### EXERCISE TASK
Write out again, word for word, the lines below from the line that holds "Generate a Python" through the line that holds "fig = go.Figure()", omitting pictures.

Code that draws figures:
begin

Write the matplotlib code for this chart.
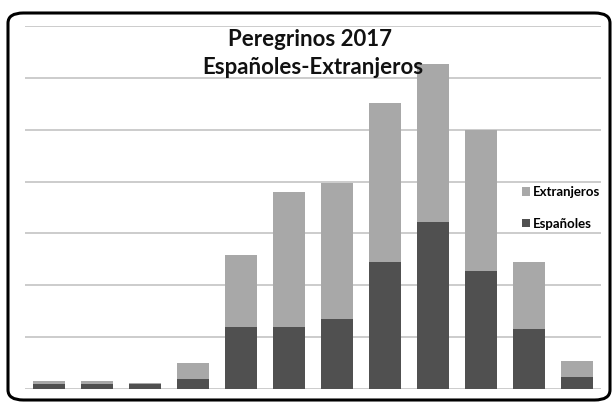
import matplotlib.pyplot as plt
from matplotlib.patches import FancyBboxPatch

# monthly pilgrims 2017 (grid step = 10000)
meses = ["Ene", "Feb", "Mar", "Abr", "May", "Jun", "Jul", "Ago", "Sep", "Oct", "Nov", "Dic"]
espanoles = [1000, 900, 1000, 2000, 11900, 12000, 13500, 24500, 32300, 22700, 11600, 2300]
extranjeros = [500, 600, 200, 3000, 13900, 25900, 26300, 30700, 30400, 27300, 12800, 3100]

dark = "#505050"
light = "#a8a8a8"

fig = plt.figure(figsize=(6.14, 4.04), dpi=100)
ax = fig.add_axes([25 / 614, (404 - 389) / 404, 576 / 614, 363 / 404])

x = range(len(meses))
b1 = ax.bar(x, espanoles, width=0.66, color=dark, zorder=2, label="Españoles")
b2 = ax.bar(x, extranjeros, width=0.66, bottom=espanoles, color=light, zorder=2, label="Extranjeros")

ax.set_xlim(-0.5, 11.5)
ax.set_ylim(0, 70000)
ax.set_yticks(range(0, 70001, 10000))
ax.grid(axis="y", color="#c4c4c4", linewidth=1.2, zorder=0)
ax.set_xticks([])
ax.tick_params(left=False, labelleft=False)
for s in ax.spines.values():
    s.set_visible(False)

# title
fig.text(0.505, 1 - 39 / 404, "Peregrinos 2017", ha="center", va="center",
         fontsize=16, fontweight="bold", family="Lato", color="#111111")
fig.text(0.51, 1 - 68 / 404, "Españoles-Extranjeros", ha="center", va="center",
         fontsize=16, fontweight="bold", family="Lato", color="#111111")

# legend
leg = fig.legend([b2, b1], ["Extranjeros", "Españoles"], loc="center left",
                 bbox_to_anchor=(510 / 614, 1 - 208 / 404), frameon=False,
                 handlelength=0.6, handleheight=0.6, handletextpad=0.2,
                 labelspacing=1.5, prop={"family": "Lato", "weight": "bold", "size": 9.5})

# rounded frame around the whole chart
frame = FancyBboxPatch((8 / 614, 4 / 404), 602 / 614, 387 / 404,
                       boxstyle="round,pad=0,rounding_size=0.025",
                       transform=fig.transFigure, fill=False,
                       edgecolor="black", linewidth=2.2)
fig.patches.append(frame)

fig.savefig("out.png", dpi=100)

end
begin

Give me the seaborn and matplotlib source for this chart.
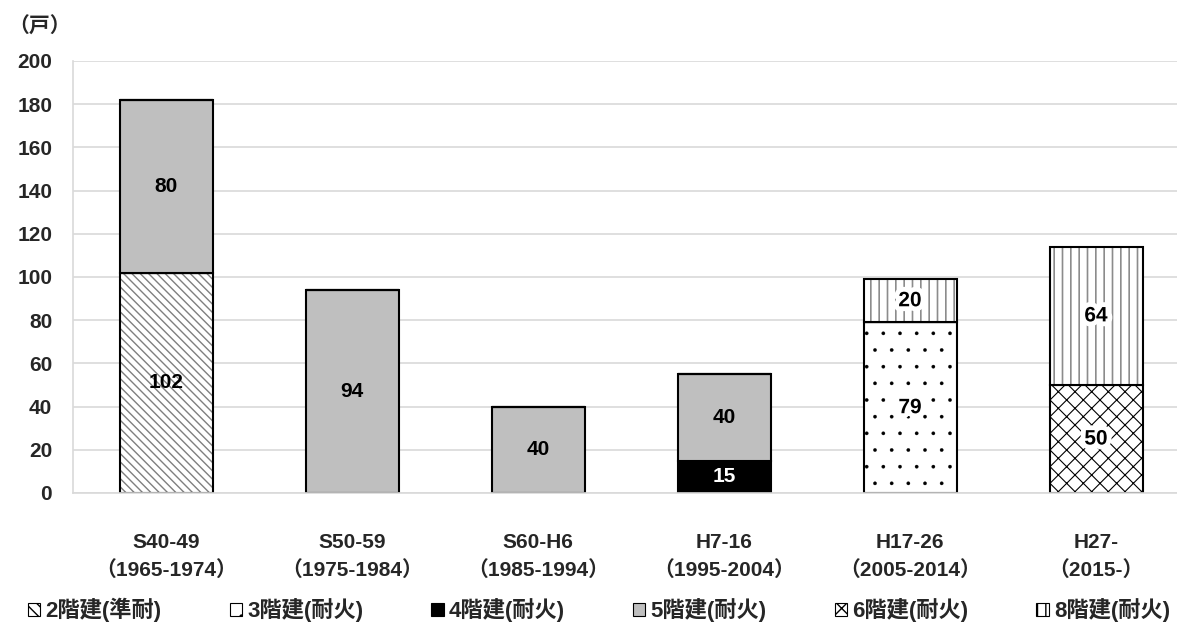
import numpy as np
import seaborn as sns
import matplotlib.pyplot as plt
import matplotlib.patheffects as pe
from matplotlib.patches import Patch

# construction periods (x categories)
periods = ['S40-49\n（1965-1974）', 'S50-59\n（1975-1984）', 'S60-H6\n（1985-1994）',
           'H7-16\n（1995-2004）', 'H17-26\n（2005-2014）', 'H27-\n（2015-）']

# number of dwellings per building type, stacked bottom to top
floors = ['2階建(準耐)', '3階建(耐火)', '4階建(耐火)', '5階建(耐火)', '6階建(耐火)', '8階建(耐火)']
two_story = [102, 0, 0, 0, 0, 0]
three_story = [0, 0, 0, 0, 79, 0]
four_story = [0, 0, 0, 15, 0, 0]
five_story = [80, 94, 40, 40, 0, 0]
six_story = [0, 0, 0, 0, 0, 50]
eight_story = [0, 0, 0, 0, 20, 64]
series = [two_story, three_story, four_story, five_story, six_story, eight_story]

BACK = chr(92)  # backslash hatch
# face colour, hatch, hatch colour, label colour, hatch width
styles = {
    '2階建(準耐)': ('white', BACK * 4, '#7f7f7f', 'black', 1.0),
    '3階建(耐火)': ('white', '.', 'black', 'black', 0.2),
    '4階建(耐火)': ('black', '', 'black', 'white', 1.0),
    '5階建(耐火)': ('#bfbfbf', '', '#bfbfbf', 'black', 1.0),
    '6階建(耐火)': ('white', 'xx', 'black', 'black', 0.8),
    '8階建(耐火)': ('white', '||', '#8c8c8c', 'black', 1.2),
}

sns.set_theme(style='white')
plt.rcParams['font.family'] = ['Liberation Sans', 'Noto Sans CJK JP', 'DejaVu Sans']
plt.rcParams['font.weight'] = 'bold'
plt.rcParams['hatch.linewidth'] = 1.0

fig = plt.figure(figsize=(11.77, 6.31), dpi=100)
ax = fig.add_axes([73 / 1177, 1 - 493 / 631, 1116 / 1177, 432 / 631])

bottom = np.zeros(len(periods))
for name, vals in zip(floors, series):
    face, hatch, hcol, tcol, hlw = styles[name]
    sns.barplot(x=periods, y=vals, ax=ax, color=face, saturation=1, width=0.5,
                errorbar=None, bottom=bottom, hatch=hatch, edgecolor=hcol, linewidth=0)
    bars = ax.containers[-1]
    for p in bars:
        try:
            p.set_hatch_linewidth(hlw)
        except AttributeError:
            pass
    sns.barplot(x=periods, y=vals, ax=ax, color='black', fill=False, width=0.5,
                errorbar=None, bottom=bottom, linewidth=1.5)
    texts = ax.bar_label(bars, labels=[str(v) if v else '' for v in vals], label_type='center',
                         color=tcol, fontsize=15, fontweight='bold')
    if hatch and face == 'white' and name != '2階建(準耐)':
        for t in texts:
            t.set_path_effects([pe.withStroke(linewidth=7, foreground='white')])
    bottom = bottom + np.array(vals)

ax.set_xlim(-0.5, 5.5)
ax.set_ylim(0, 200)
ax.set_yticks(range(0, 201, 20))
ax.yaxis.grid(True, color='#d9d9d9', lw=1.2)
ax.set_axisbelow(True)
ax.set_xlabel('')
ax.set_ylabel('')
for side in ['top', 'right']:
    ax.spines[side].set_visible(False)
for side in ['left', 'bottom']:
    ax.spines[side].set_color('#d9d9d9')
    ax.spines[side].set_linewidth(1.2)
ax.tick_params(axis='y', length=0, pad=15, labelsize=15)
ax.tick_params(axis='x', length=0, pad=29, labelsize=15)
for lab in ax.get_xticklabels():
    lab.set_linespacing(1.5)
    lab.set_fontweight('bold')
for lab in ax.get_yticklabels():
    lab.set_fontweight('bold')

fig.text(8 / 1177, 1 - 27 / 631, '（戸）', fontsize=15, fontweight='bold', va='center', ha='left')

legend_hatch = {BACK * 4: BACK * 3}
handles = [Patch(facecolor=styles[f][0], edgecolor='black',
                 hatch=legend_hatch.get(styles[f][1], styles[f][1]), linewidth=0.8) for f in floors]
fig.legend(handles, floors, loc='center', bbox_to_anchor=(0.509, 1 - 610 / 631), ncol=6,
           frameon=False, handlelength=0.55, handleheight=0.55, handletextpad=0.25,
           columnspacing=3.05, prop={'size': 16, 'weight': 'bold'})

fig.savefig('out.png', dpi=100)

end
begin

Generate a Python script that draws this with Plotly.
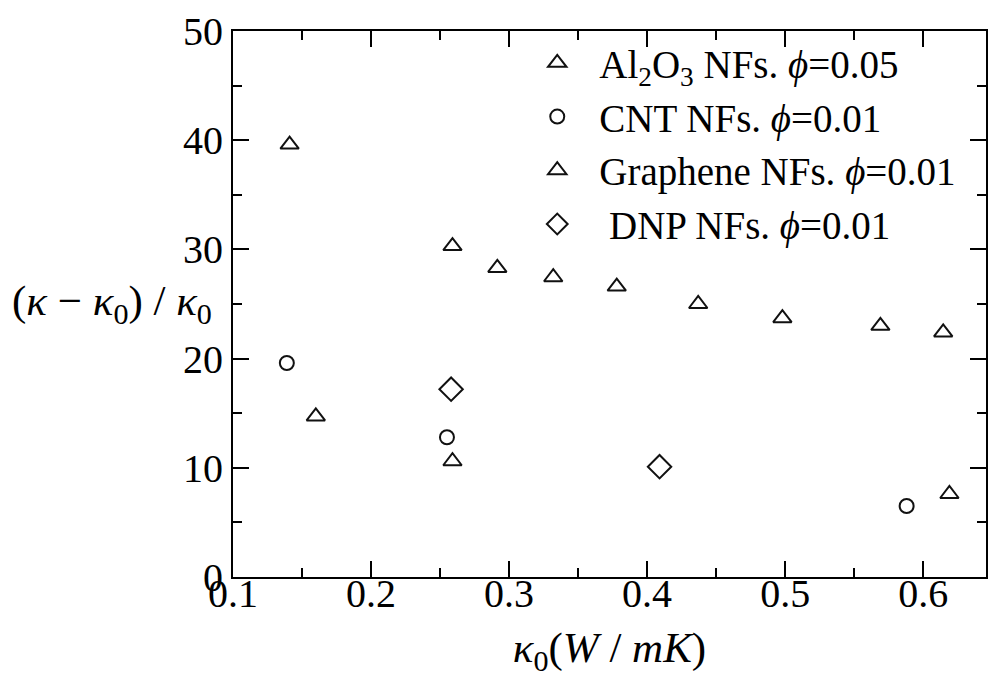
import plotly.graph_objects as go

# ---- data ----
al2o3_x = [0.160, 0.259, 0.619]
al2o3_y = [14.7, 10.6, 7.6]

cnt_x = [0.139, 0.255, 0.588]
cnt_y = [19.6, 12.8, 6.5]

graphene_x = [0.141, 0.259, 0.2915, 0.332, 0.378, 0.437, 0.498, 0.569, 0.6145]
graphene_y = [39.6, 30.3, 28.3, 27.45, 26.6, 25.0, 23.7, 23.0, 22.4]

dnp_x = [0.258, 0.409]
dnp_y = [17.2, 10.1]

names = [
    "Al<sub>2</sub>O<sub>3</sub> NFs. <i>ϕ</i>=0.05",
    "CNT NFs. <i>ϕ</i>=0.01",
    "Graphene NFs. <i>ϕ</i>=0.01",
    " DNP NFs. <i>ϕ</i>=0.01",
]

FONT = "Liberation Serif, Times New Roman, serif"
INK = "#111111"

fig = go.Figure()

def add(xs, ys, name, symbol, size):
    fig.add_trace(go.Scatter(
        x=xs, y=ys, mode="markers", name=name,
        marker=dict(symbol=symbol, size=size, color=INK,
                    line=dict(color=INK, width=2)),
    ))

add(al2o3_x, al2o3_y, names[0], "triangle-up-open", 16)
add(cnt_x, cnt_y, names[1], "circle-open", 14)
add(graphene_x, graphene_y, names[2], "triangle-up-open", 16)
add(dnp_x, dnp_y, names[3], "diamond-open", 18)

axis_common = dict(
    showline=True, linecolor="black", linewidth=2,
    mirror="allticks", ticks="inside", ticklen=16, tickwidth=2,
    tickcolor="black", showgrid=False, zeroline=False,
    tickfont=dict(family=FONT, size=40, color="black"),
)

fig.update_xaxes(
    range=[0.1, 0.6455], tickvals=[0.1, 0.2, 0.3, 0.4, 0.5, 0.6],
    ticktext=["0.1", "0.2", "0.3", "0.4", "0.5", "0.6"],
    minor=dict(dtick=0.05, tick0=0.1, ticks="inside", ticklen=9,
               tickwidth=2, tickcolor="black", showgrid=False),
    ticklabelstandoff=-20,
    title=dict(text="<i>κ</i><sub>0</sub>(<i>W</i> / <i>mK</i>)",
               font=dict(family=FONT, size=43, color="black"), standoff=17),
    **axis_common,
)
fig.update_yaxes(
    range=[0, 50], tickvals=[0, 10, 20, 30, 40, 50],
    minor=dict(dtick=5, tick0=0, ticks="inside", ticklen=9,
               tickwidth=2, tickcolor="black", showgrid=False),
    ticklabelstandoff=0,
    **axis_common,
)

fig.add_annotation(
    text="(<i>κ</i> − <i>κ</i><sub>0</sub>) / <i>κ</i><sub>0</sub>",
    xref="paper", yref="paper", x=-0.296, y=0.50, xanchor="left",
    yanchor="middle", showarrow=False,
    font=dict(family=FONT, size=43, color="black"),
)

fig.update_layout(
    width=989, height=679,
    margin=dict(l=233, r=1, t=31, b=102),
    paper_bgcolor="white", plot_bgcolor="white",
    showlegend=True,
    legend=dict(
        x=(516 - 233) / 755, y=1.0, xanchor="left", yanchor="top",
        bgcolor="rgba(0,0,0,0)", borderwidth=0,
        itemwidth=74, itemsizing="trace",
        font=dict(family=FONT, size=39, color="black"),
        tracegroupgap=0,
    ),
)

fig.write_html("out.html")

end

### RIGHT ANSWER
Generate a Python script that draws this with Plotly.
import plotly.graph_objects as go

# ---- data ----
al2o3_x = [0.160, 0.259, 0.619]
al2o3_y = [14.7, 10.6, 7.6]

cnt_x = [0.139, 0.255, 0.588]
cnt_y = [19.6, 12.8, 6.5]

graphene_x = [0.141, 0.259, 0.2915, 0.332, 0.378, 0.437, 0.498, 0.569, 0.6145]
graphene_y = [39.6, 30.3, 28.3, 27.45, 26.6, 25.0, 23.7, 23.0, 22.4]

dnp_x = [0.258, 0.409]
dnp_y = [17.2, 10.1]

names = [
    "Al<sub>2</sub>O<sub>3</sub> NFs. <i>ϕ</i>=0.05",
    "CNT NFs. <i>ϕ</i>=0.01",
    "Graphene NFs. <i>ϕ</i>=0.01",
    " DNP NFs. <i>ϕ</i>=0.01",
]

FONT = "Liberation Serif, Times New Roman, serif"
INK = "#111111"

fig = go.Figure()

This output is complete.